No primeiro governo de Sócrates houve uma reforma da Segurança Social, realizada pelo então ministro Vieira da Silva. Face ao rápido envelhecimento da população e aos constrangimentos decorrentes da grande dívida pública portuguesa, essa reforma é hoje insuficiente. Mas quando será feita outra? O período eleitoral em que viveremos até às próximas legislativas não ajuda. E seria preciso um consenso entre PS e PSD, que parece inatingível.
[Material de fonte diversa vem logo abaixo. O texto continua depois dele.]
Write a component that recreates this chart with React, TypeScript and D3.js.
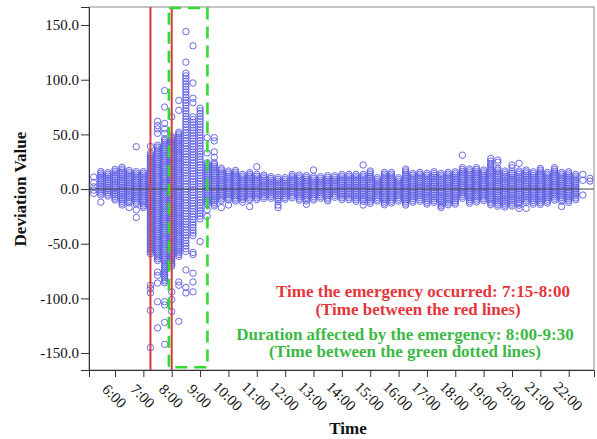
import React, { useEffect, useRef } from 'react';
import * as d3 from 'd3';

// columns of observations, one every 15 minutes (hours as decimals)
const times = [
  5.25, 5.5, 5.75, 6.0, 6.25, 6.5, 6.75, 7.0, 7.25, 7.5, 7.75, 8.0, 8.25, 8.5, 8.75, 9.0,
  9.25, 9.5, 9.75, 10.0, 10.25, 10.5, 10.75, 11.0, 11.25, 11.5, 11.75, 12.0, 12.25, 12.5,
  12.75, 13.0, 13.25, 13.5, 13.75, 14.0, 14.25, 14.5, 14.75, 15.0, 15.25, 15.5, 15.75,
  16.0, 16.25, 16.5, 16.75, 17.0, 17.25, 17.5, 17.75, 18.0, 18.25, 18.5, 18.75, 19.0,
  19.25, 19.5, 19.75, 20.0, 20.25, 20.5, 20.75, 21.0, 21.25, 21.5, 21.75, 22.0, 22.25,
  22.5, 22.75,
];

// upper / lower edge of the packed run of deviations in each column
const stackTop = [
  null, 16, 15, 18, 20, 17, 16, 16, 33, 40, 46, 48, 52, 106, 66, 74,
  24, 24, 19, 16.5, 17, 13.4, 15, 13.4, 12.8, 11.3, 10.4, 10.4, 13.4, 12.8,
  12.2, 11.3, 11.3, 12.2, 12.2, 13.4, 13.4, 13.4, 13.4, 16.5, 10.4, 15.2, 15.2,
  10.4, 18.3, 14.3, 15.2, 14.3, 15.8, 14.3, 15.2, 15.8, 19.5, 18.3, 19.5, 17.4,
  23.5, 18.9, 16.5, 15.8, 16.5, 17.4, 15.8, 18.9, 15.2, 19.5, 15.2, 15.8, 13.4,
  null, null,
];
const stackBottom = [
  null, -6, -7, -10, -15, -13, -15, -17, -60, -66, -86, -72, -63, -58, -45, -28,
  -15, -16, -12, -10, -12, -10, -11, -11, -10, -10, -11.6, -9.4, -8.5, -11,
  -11.6, -11, -10, -11, -9.1, -10, -11, -11.6, -11.6, -14.6, -11.6, -14.6, -13,
  -12.2, -15, -13, -12.2, -14, -12.2, -18.3, -14.6, -14.6, -10, -13, -12.2, -12.2,
  -16, -16, -17.7, -16, -15.2, -13, -15.2, -14.6, -13, -11.6, -12.2, -12.2, -10,
  null, null,
];

// single scattered observations
const pointTimes = [
  5.25, 5.25, 5.25, 5.25, 5.25, 5.5, 6.5, 6.75, 6.75, 6.75,
  7.25, 7.25, 7.25, 7.25, 7.25, 7.25,
  7.5, 7.5, 7.5, 7.5, 7.5, 7.5, 7.5, 7.5, 7.5,
  7.75, 7.75, 7.75, 7.75, 7.75, 7.75, 7.75, 7.75, 7.75,
  8.0, 8.0, 8.0, 8.0,
  8.25, 8.25, 8.25, 8.25, 8.25,
  8.5, 8.5, 8.5, 8.5, 8.5,
  8.75, 8.75, 8.75, 8.75, 8.75, 8.75, 8.75, 8.75, 8.75,
  9.0, 9.25, 9.25, 9.25, 9.25, 9.5, 9.5, 9.5, 9.5,
  9.75, 10.0, 10.5, 10.75, 11.0, 11.75, 11.75, 12.75, 13.0, 14.75, 14.75,
  18.25, 19.25, 19.25, 19.5, 19.5, 20.0, 20.0, 20.25, 20.25, 20.5, 21.75,
  22.5, 22.5, 22.5, 22.75, 22.75,
];
const pointValues = [
  11, 6, 2, -1, -4, -12, -17, 38.7, -19, -26,
  39, -88, -91, -95, -111, -145,
  62, 58, 55, 51, -76, -79, -86, -103, -127,
  90, 75, 60, 55, 51, -103, -106, -122, -142,
  66, -94, -101, -112,
  81, 72, -85, -88, -121,
  144, 116, -74, -90, -95,
  131, 97, 83, 79, -58, -60, -77, -85, -94,
  -48, 33, 47, -19, -25, 47, 44, 34, 29,
  -17, -14.6, -12, -16, 20.4, -14.6, -17, -14, 17.4, 22, -14.6,
  31, 28, 25.6, 26.5, 24.4, 21.9, 19.5, 23.5, -17.7, -17.7, -16,
  13.4, 8, -5.5, 9.8, 7.3,
];

const xTickHours = [6, 7, 8, 9, 10, 11, 12, 13, 14, 15, 16, 17, 18, 19, 20, 21, 22];
const xTickLabels = ['6:00', '7:00', '8:00', '9:00', '10:00', '11:00', '12:00', '13:00', '14:00',
  '15:00', '16:00', '17:00', '18:00', '19:00', '20:00', '21:00', '22:00'];
const yTicks = [-150, -100, -50, 0, 50, 100, 150];

const emergencyLines = [7.25, 8.0];
const affectedWindow = [7.9, 9.26];

const App = () => {
  const ref = useRef(null);

  useEffect(() => {
    const svg = d3.select(ref.current);
    svg.selectAll('*').remove();

    const left = 89, right = 594, top = 7, bottom = 370;
    const x = d3.scaleLinear().domain([5.083, 22.892]).range([left, right]);
    const y = d3.scaleLinear().domain([-165.5, 166.5]).range([bottom, top]);

    const serif = '"Liberation Serif", "Times New Roman", serif';
    const blue = '#5a5ae2';
    const r = 3.2;

    const marks = svg.append('g');
    // packed runs: circles overlap so closely they read as a solid bar
    const loose = new Set([8.5, 8.75, 9.0]);
    times.forEach((t, i) => {
      const hi = stackTop[i], lo = stackBottom[i];
      if (hi == null || lo == null) return;
      const step = loose.has(t) ? 2.7 : 1.8;
      const ys = d3.range(y(hi), y(lo) + 0.01, step);
      marks.selectAll(null).data(ys).enter().append('circle')
        .attr('cx', x(t)).attr('cy', d => d).attr('r', r)
        .attr('fill', 'none').attr('stroke', blue).attr('stroke-width', 0.9);
    });
    marks.selectAll(null).data(pointTimes).enter().append('circle')
      .attr('cx', d => x(d)).attr('cy', (d, i) => y(pointValues[i])).attr('r', r)
      .attr('fill', 'none').attr('stroke', blue).attr('stroke-width', 0.9);

    // zero reference line
    svg.append('line').attr('x1', left).attr('x2', right).attr('y1', y(0)).attr('y2', y(0))
      .attr('stroke', '#444').attr('stroke-width', 1);

    // frame
    svg.append('rect').attr('x', left).attr('y', top).attr('width', right - left).attr('height', bottom - top)
      .attr('fill', 'none').attr('stroke', '#8a8a8a').attr('stroke-width', 1);

    // red lines
    emergencyLines.forEach(t => {
      svg.append('line').attr('x1', x(t)).attr('x2', x(t)).attr('y1', top).attr('y2', bottom)
        .attr('stroke', '#d63a3f').attr('stroke-width', 2);
    });

    // green dashed box
    svg.append('rect')
      .attr('x', x(affectedWindow[0])).attr('y', top + 1)
      .attr('width', x(affectedWindow[1]) - x(affectedWindow[0]))
      .attr('height', y(-163) - top - 1)
      .attr('fill', 'none').attr('stroke', '#2fdc2f').attr('stroke-width', 2.6)
      .attr('stroke-dasharray', '12 7');

    // axes
    const fmt = d => d.toFixed(1); // plain hyphen minus, like the original
    const yAxis = svg.append('g').attr('transform', `translate(${left},0)`)
      .call(d3.axisLeft(y).tickValues(yTicks).tickFormat(fmt).tickSize(8).tickPadding(2));
    yAxis.select('.domain').attr('stroke', '#333');
    yAxis.selectAll('.tick line').attr('stroke', '#333');
    yAxis.selectAll('text').attr('font-family', serif).attr('font-size', 15).attr('fill', '#111');

    const xAxis = svg.append('g').attr('transform', `translate(0,${bottom})`)
      .call(d3.axisBottom(x).tickValues(xTickHours).tickFormat((d, i) => xTickLabels[i]).tickSize(7));
    xAxis.select('.domain').attr('stroke', '#333');
    xAxis.selectAll('.tick line').attr('stroke', '#333');
    xAxis.selectAll('text')
      .attr('font-family', serif).attr('font-size', 15).attr('fill', '#111')
      .attr('text-anchor', 'middle').attr('dy', '0.35em')
      .attr('transform', 'translate(-1,26) rotate(45)').attr('y', 0);

    svg.append('text').attr('transform', `translate(26,${y(0)}) rotate(-90)`)
      .attr('text-anchor', 'middle').attr('font-family', serif).attr('font-weight', 'bold')
      .attr('font-size', 17).attr('fill', '#111').text('Deviation Value');
    svg.append('text').attr('x', 348).attr('y', 434)
      .attr('text-anchor', 'middle').attr('font-family', serif).attr('font-weight', 'bold')
      .attr('font-size', 17).attr('fill', '#111').text('Time');

    const notes = [
      { text: 'Time the emergency occurred: 7:15-8:00', cx: 423, by: 297, c: '#e4363d' },
      { text: '(Time between the red lines)', cx: 418, by: 314.5, c: '#e4363d' },
      { text: 'Duration affected by the emergency: 8:00-9:30', cx: 405, by: 339.5, c: '#3cb846' },
      { text: '(Time between the green dotted lines)', cx: 405, by: 357, c: '#3cb846' },
    ];
    notes.forEach(n => {
      svg.append('text').attr('x', n.cx).attr('y', n.by).attr('text-anchor', 'middle')
        .attr('font-family', serif).attr('font-weight', 'bold').attr('font-size', 17)
        .attr('fill', n.c).text(n.text);
    });
  }, []);

  return (
    <div style={{ position: 'absolute', left: 0, top: 0, background: '#fff' }}>
      <svg ref={ref} width={597} height={439} />
    </div>
  );
};

export default App;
Aliás, se o actual Governo, dito ultraliberal e adepto do ‘Estado mínimo’, não conseguiu diminuir significativamente o peso do Estado, apesar do impulso da troika nesse sentido, quem o conseguirá? É certo que o Executivo de Passos Coelho foi travado pelo Tribunal Constitucional, que impediu vários cortes nos gastos do Estado, obrigando à subida brutal dos impostos (atingiram 35% do PIB) para cumprir as metas do défice orçamental. Mas a fraqueza do Governo e a força das corporações também contribuíram para não haver uma reforma do Estado digna desse nome.

 

Talvez a reforma da justiça, onde têm imperado as corporações, seja a excepção que confirma a regra. Mas veja-se, por exemplo, que nem uma fusão de câmaras municipais aconteceu, apesar de estar previsto no memorando assinado em 2011 com a troika que as câmaras passariam para metade. As clientelas partidárias não o permitiram.

Por muitos guiões, discursos e ‘redacções’ que surjam sobre a reforma do Estado, tudo indica ter sido uma oportunidade perdida. Os portugueses, a começar por muitas empresas privadas, continuarão dependentes do Estado. Só que este não tem dinheiro para satisfazer todas as solicitações.

A reforma do Estado é um processo que leva anos a tornar consensual e a concretizar. Processo que verdadeiramente ainda mal começou. Ora em 2015 haverá eleições. E não se vê como o PS, uma vez no governo (se lá chegar), terá a coragem política para inverter o seu discurso, assente na recusa de cortes na despesa pública.